# Who's better at understanding people in general, Fe or Fi?



## ferroequinologist (Jul 27, 2012)

The Anchor said:


> For example:
> - An Fe dom will argue that X is not appropriate, ...
> - An Fi dom will look inside to decide what they think is appropriate...


I have come to intensely dislike that word "appropriate" over the years. It is almost always used as a cudgel to brow-beat people into compliance, rather than seeking to generate genuine understanding. "Oh, that behavior is inappropriate..." Really? How so? Just because someone says so? or doesn't like it? What If I, on the other hand, find it very "appropriate"? We don't talk about real and truly serious things as being "appropriate" and "inappropriate", just trivial things--like what to wear for something, or what not to talk about at other occasions.

In other words, "appropriate" is just tossed out as a last defense, without any real justification... "Uuuuuh.... It's just inappropriate! That's why!" 
(and here is where I actually respond to the post I'm quoting) Personally, I wonder if "appropriate" is even in the Fi vocabulary...

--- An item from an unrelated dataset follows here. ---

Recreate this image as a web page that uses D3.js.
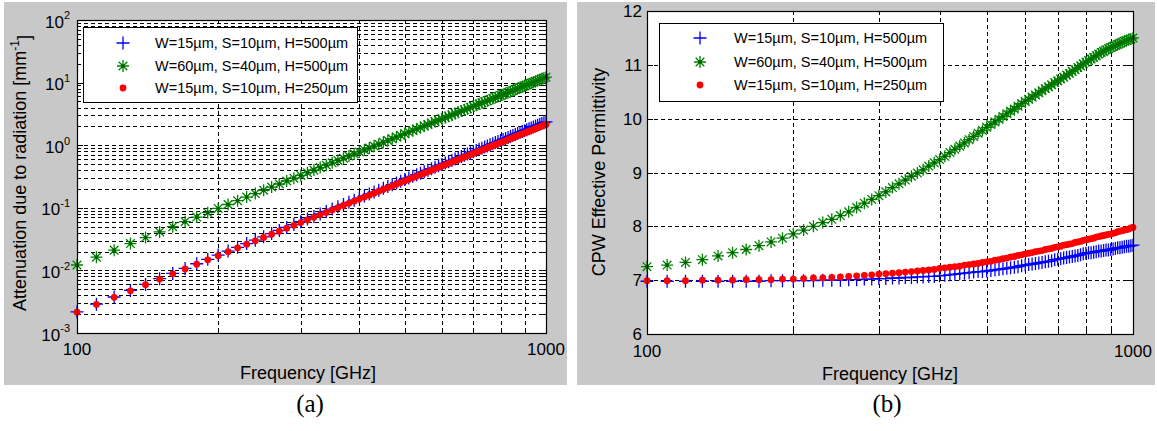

(and now I really get into my rant, and this has nothing to do with the post I quoted) I'll be honest, a lot of my dislike and distrust for this word began when I watched an acquaintance keep putting her daughter down by telling her her behavior was inappropriate all the time. The poor girl could hardly do anything without her mother telling her to stop, because what she was doing was "inappropriate." The truth is, most of what her daughter was doing was perfectly fine, except it made the mother feel embarrassed by her, so rather than taking her daughter's side of things, she would embarrass her or try to shut her down but calling her behavior out as "inappropriate." And it mattered not if we said that what she said or did was fine with us. All it did was cause the mother to dislike us. And that began my journey of observing that this word is far too often tossed out in these sorts of situations, where (a child usually) is making the grownups feel awkward, so the shut the child down by saying their behavior is "inappropriate." Blam! Now the child is shamed, the parents have made the child feel responsible for their awkward feelings, and the other people around are now made to feel awkward for being the cause of the poor child's shame, and the cycle just keeps going. Horrible and ugly. And it's almost as bad when adults do it to each other or children to each other. It's like it creates a pecking order, where those higher up shame those lower down for stepping out of line, and the weapon of choice is that word appropriate.

Sorry, but I really dislike that word. If you feel something is truly appropriate, don't use that word. Explain what you think is wrong about what happened, and gently ask for reasonableness and understanding if it is an awkward situation. Just don't play the "inappropriate" card. It's a losing proposition, and guaranteed to create misunderstandings, and drive a wedge where you didn't intend. (unless you _want_ to be a part of that pecking order)

And _that_ I think, is about as clear a difference between Fi and Fe as you'll find. Fe pays attention to appropriateness, and understands people at that level (behavior, interpersonal interactions, pecking order, etc.), whereas Fi doesn't give a rip about that, but cares about people at a deeper, more individual level--seeking to know the whys and hows behind the behavior--and seeks to understand people at this level. while Fe focuses more on the behavior itself. If it seems like a shallow portrayal of Fe, well, remember that people call Se shallow, too. Oh, and Te... and Ne... So, I guess we all have a "shallow" side to us (at least when perceived by introversion).